I’m reading A Heartbreaking Work of Staggering Genius. That’s the title. Although I’m not in any way trying to diminish the content by pointing that out. It’s one of those debut novels that end up selling like hotcakes, cause the author was so obviously Born To Be, if you know what I mean.

Sooner or later, a dingy old bus will make a quick stop, on its way to somewhere or other, and a small flock of passengers will tumble out, eager to inhale a cigarette before it starts to move again. They stand on the platform, an arms width apart, blowing smoke and staring at nothing in particular, ignoring each other. If one of them leaves his place, it’ll cause a ripple effect through the line. Positions will shift, circling might occur, a couple of the smoke-blowers might swap places, still seemingly unaware of each other’s existence.

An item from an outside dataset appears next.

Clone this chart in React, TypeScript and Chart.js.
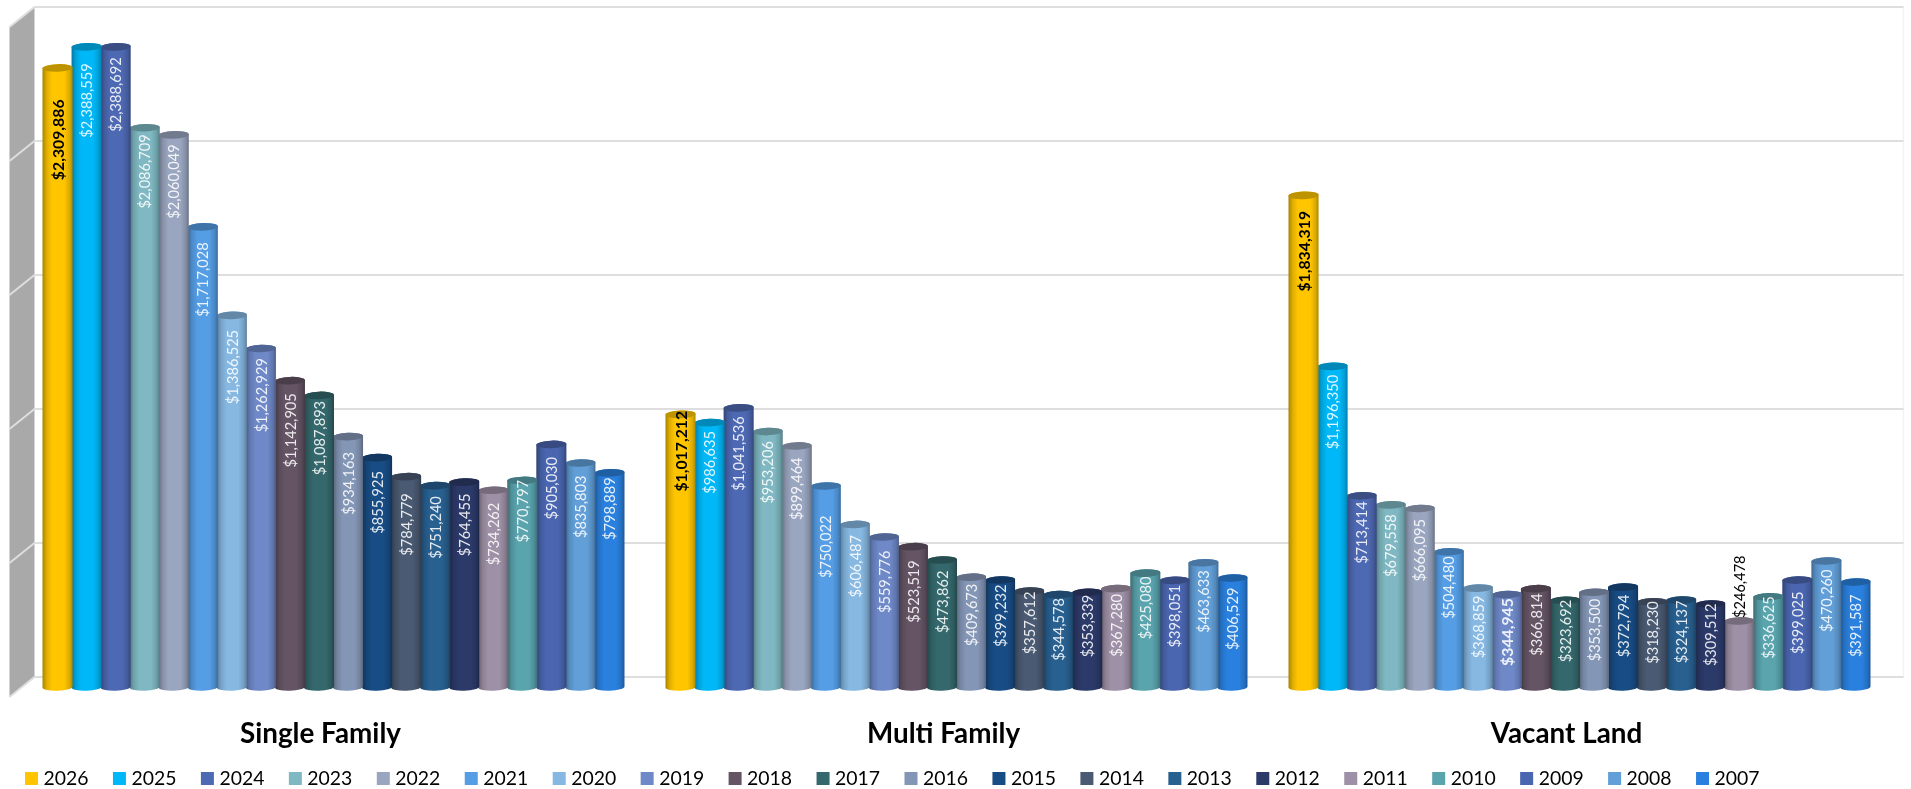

My bus turned up late, as it usually does, and as I made my way towards the platform, I saw The Girl. I have no idea who The Girl is, but she wears the exact same kind of coat that I do. I ordered it from a catalogue last year. She probably did, as well.

I contemplated a couple of amusing ways in which I could kill and torture her (not necessarily in that order), and thought things like: “This town isn’t big enough for the both of us…” I never got to finish my train of thought, because there, in the front of the bus, sat a woman who was also wearing my coat.

I want a new coat…


Pic by Crispulo1976 for www.Flickr.com

Tuesday, January 09, 2007

Bah, humbug


I'm having a get-away-from-me-day which blends nicely with my look-at-me-and-I'll-bludgeon-you-to-death-with-my-teacup-mood.

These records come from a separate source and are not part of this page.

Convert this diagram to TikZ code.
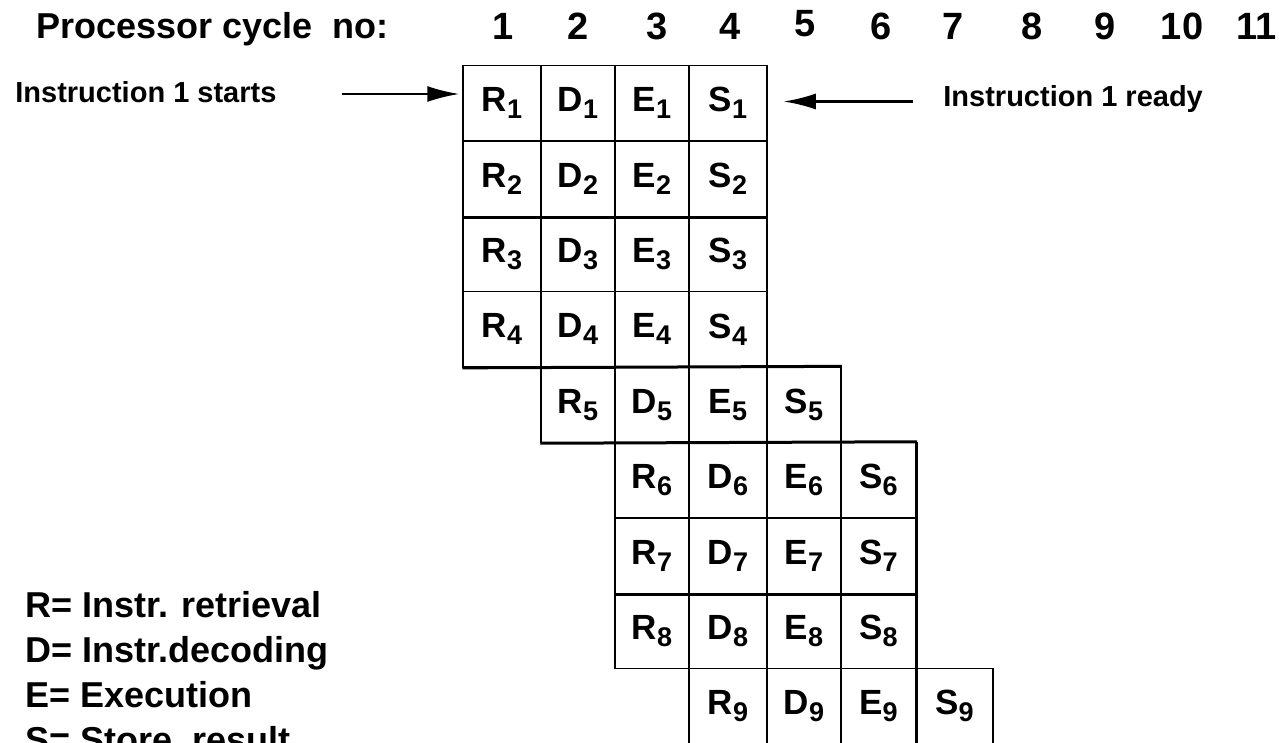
\documentclass[tikz,border=0pt]{standalone}
\usepackage{fontspec}
\setmainfont{Liberation Sans}
\usetikzlibrary{arrows.meta}
\newcommand{\stage}[2]{#1\raisebox{-3.5pt}{\fontsize{13.5}{13.5}\selectfont #2}}
\begin{document}
\begin{tikzpicture}[
        x=0.5pt,y=-0.5pt,
        csty/.style={
            draw,rectangle,
            line width=0.75pt,
            inner sep=0pt,
            minimum height=37.7pt,
            font=\fontsize{17.5}{20}\selectfont\bfseries,
        },
        hsty/.style={font=\fontsize{18}{21}\selectfont\bfseries,inner sep=0pt,anchor=base west},
        nsty/.style={font=\fontsize{19}{22}\selectfont\bfseries,inner sep=0pt,anchor=base},
        lsty/.style={font=\fontsize{14.5}{17}\selectfont\bfseries,inner sep=0pt,anchor=base west},
        gsty/.style={font=\fontsize{18}{21}\selectfont\bfseries,inner sep=0pt,anchor=base west},
        thk/.style={line width=1.5pt},
        arr/.style={line width=1.1pt,-{Latex[length=16pt,width=8pt]}},
    ]
    \useasboundingbox (0,0) rectangle (1279,743);
    \def\colx{{463,541,615,689,767,841,916,993}}

    \node[hsty] at (36,39) (title) {Processor cycle \ no:};
    \foreach \n/\ox/\oy in {1/503/40,2/578/40,3/657/40,4/730/40,5/805/37,6/881/40,
                            7/953/40,8/1032/40,9/1105/40,10/1182/40,11/1257/40}{
        \node[nsty] at (\ox,\oy) (cyc\n) {\n};
    }

    \foreach \i/\c in {1/0,2/0,3/0,4/0,5/1,6/2,7/2,8/2,9/3}{
        \foreach \s [count=\k from 0] in {R,D,E,S}{
            \pgfmathtruncatemacro\ca{\c+\k}
            \pgfmathtruncatemacro\cb{\c+\k+1}
            \pgfmathsetmacro\xl{\colx[\ca]}
            \pgfmathsetmacro\xr{\colx[\cb]}
            \pgfmathsetmacro\w{(\xr-\xl)*0.5}
            \node[csty,minimum width=\w pt] at ({(\xl+\xr)/2},{65.5+75.4*(\i-0.5)}) (\s\i) {\stage{\s}{\i}};
        }
    }
    \draw[thk] (R2.south west) -- (S2.south east);
    \draw[thk] (R4.south west) -- (S5.north east);
    \draw[thk] (R5.south west) -- (S6.north east);
    \draw[thk] (R7.south west) -- (S7.south east);
    \draw[thk] (S6.north east) -- (E9.south east);

    \node[lsty] at (15,103) (starts) {Instruction 1 starts};
    \node[lsty] at (943,107) (ready) {Instruction 1 ready};
    \coordinate (startsTail) at (342,94);
    \coordinate (readyTail) at (913,101.5);
    \draw[arr] (startsTail) -- ([xshift=-1.5pt]startsTail -| R1.west);
    \draw[arr] (readyTail) -- ([xshift=8pt]readyTail -| S1.east);

    \node[gsty] at (25,617) (legR) {R= Instr. retrieval};
    \node[gsty] at (25,662) (legD) {D= Instr.decoding};
    \node[gsty] at (25,707) (legE) {E= Execution};
    \node[gsty] at (25,752) (legS) {S= Store \ result};

\end{tikzpicture}
\end{document}
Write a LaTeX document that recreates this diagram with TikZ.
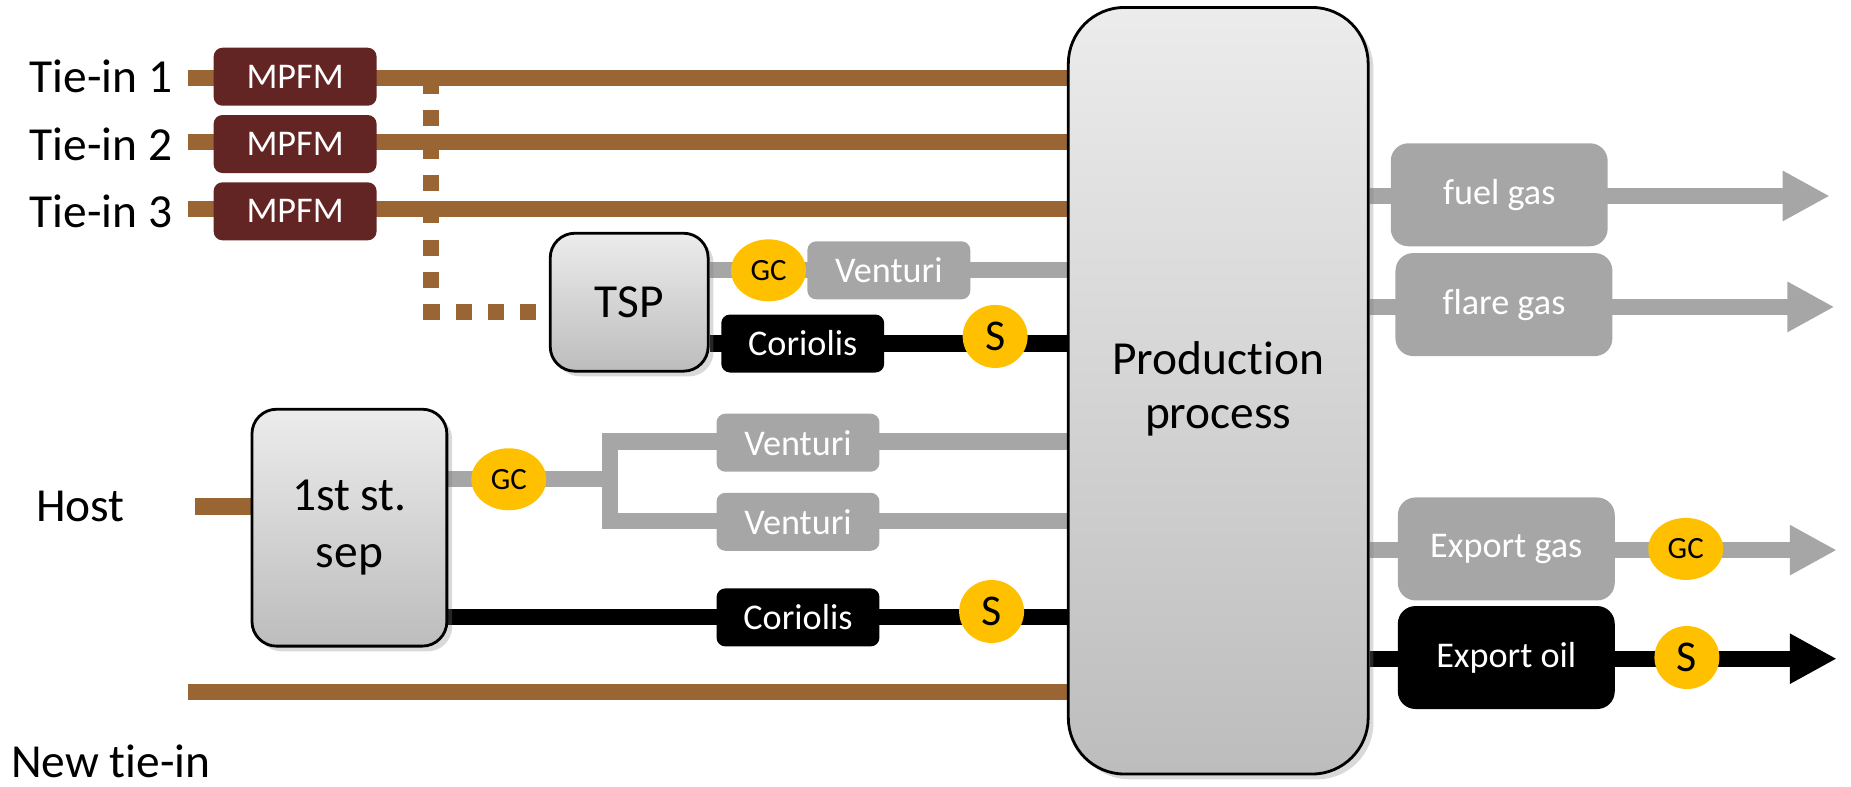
\documentclass[tikz,border=0pt]{standalone}
\usepackage{fontspec}
\setmainfont{Carlito}[Ligatures=NoCommon]
\usetikzlibrary{shapes, shapes.geometric, arrows.meta, positioning, shadows, backgrounds}

\definecolor{pipebrown}{HTML}{996633}
\definecolor{mpfmred}{HTML}{632523}
\definecolor{gasgrey}{HTML}{A6A6A6}
\definecolor{meteryellow}{HTML}{FFC000}

\begin{document}
\begin{tikzpicture}[
    x=0.011805cm, y=-0.011805cm,
    big/.style={font=\fontsize{13.5}{16.3}\selectfont, align=center, inner sep=0pt},
    mpfm/.style={rectangle, rounded corners=2.5pt, fill=mpfmred, text=white, minimum width=1.63cm, minimum height=0.58cm, font=\fontsize{10.3}{12}\selectfont},
    gas/.style={rectangle, rounded corners=2.5pt, fill=gasgrey, text=white, minimum width=1.63cm, minimum height=0.58cm, font=\fontsize{10.3}{12}\selectfont},
    oil/.style={gas, fill=black},
    export/.style={minimum width=2.17cm, minimum height=1.03cm, rounded corners=5pt},
    vessel/.style={rectangle, draw, line width=0.8pt, rounded corners=7pt, top color=gray!15, bottom color=gray!52, drop shadow={opacity=0.3, shadow xshift=1.5pt, shadow yshift=-1.5pt}, font=\fontsize{13.5}{16.3}\selectfont, align=center},
    gc/.style={ellipse, fill=meteryellow, inner sep=0pt, minimum width=0.75cm, minimum height=0.62cm, font=\fontsize{8.8}{10}\selectfont},
    salt/.style={gc, minimum width=0.65cm, minimum height=0.63cm, font=\fontsize{12.5}{14}\selectfont},
    pipe/.style={draw=pipebrown, line width=4.6pt},
    bypass/.style={pipe, dash pattern=on 4.6pt off 4.6pt},
    gasline/.style={draw=gasgrey, line width=4.6pt},
    oilline/.style={draw=black, line width=4.6pt},
    flow/.style={-{Triangle[length=13.4pt, width=13.4pt]}}
]
\useasboundingbox (0,0) rectangle (1568,666);

% Process vessels
\node[vessel, rounded corners=16pt, minimum width=3.0cm, minimum height=7.67cm, font=\fontsize{13.5}{15.2}\selectfont] (Prod) at (1032,331) {\raisebox{-2pt}{\begin{tabular}{@{}c@{}}Production\\process\end{tabular}}};
\node[vessel, minimum width=1.58cm, minimum height=1.38cm] (TSP) at (533,256) {TSP};
\node[vessel, minimum width=1.95cm, minimum height=2.37cm] (Sep) at (296,447) {1st st.\\sep};

% Tie-ins with multiphase meters
\node[mpfm] (MPFM1) at (250,65) {MPFM};
\node[mpfm] (MPFM2) at (250,122) {MPFM};
\node[mpfm] (MPFM3) at (250,179) {MPFM};
\node[big, left=0.4cm of MPFM1] (TieIn1) {Tie-in 1};
\node[big, left=0.4cm of MPFM2] (TieIn2) {Tie-in 2};
\node[big, left=0.4cm of MPFM3] (TieIn3) {Tie-in 3};
\node[big] (Host) at (68,429) {Host};
\node[big, anchor=base west] (NewTieIn) at (9,659) {New tie-in};

\coordinate (In1) at (159,66);
\coordinate (In2) at (159,120);
\coordinate (In3) at (159,177);
\coordinate (InHost) at (165,429);
\coordinate (InNew) at (159,586);
\coordinate (Tap) at (365,66);

% Test separator outlets
\node[gc] (GCtsp) at (651,229) {GC};
\node[gas, right=0pt of GCtsp] (VentTSP) {Venturi};
\node[oil] (CorTSP) at (680,291) {Coriolis};
\node[salt] (STSP) at (843,285) {S};

% First stage separator outlets
\node[gc] (GCsep) at (431,406) {GC};
\coordinate (SplitTop) at (517,374);
\coordinate (SplitBot) at (517,441);
\node[gas] (VentSep1) at (676,375) {Venturi};
\node[gas] (VentSep2) at (676,442) {Venturi};
\node[oil] (CorSep) at (676,523) {Coriolis};
\node[salt] (SSep) at (840,518) {S};

% Products
\node[gas, export] (Fuel) at (1270,165) {fuel gas};
\node[gas, export] (Flare) at (1274,258) {flare gas};
\node[gas, export] (ExpGas) at (1276,465) {Export gas};
\node[oil, export] (ExpOil) at (1276,557) {Export oil};
\node[gc] (GCexp) at (1428,465) {GC};
\node[salt] (Sexp) at (1429,557) {S};
\coordinate (FuelEnd) at (1550,166);
\coordinate (FlareEnd) at (1554,260);
\coordinate (ExpGasEnd) at (1556,466);
\coordinate (ExpOilEnd) at (1556,558);

% Connections
\begin{pgfonlayer}{background}
\draw[pipe] (In1) -- (In1 -| Prod.west);
\draw[pipe] (In2) -- (In2 -| Prod.west);
\draw[pipe] (In3) -- (In3 -| Prod.west);
\draw[pipe] (InHost) -- (InHost -| Sep.west);
\draw[pipe] (InNew) -- (InNew -| Prod.west);
\draw[bypass] (Tap) |- ([yshift=-2.7pt]TSP.west);

\draw[gasline] (TSP.east |- GCtsp) -- (GCtsp -| Prod.west);
\draw[oilline] (TSP.east |- CorTSP) -- (CorTSP -| Prod.west);

\draw[gasline] (Sep.east |- GCsep) -- (GCsep -| SplitTop);
\draw[gasline, line cap=rect] (SplitTop) -- (SplitBot);
\draw[gasline] (SplitTop) -- (SplitTop -| Prod.west);
\draw[gasline] (SplitBot) -- (SplitBot -| Prod.west);
\draw[oilline] (Sep.east |- CorSep) -- (CorSep -| Prod.west);

\draw[gasline, flow] (Prod.east |- FuelEnd) -- (FuelEnd);
\draw[gasline, flow] (Prod.east |- FlareEnd) -- (FlareEnd);
\draw[gasline, flow] (Prod.east |- ExpGasEnd) -- (ExpGasEnd);
\draw[oilline, flow] (Prod.east |- ExpOilEnd) -- (ExpOilEnd);
\end{pgfonlayer}

\end{tikzpicture}
\end{document}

Now, if you'll all excuse me, I'm going to go find something to scowl at.






Monday, January 08, 2007

Beware of the killer bunny!

Today I went grocery shopping, which – when you’re living in Hellhole – is pretty much the most interesting thing that’ll happen to me all day long. It was even raining. With all this excitement, I’m going to need a small nap later, or I’ll get cranky and difficult to be around.

After I got home, a friend stopped by to borrow something. She watched me quietly as I unloaded my recently purchased foodstuff from its yellow plastic bags, before she slowly picked up a packet of chicken filets, looked at it, looked at me, looked back at it and then at me again, before asking: “so you eat nothing but rabbit food then, huh?”

I think she sees rabbits pretty much the same way that Monty Python do...

Friday, January 05, 2007

I'm a year old!

I have officially survived Christmas. I walked away from it with, among other things, money, painting supplies, earrings with tiny little diamonds in them, and an A for effort. I also survived all of my attempts of eating myself to death. Well, obviously. If I hadn’t, I would, as you all know, have been haunting that castle on the cliff that I once mentioned. I’ll try again next year and let you know how I do then. Or not, depending on the outcome.

New years were a pain in the soft, fleshy area. The Pooch is, as I’ve also mentioned before, petrified of fireworks. I tried to calm her down by putting her, and bits of our turkey, in her cage, covering it with blankets so that she couldn’t see anything. That’s how you calm down parrots, anyway (well, I suppose the bits of turkey wouldn’t really be a good idea if you’re trying to relax a parrot…). The Pooch then successfully proved that she’s not a parrot.


In further news, it’s my anniversary today. I’m a year old. The blog is, anyway. Yay me!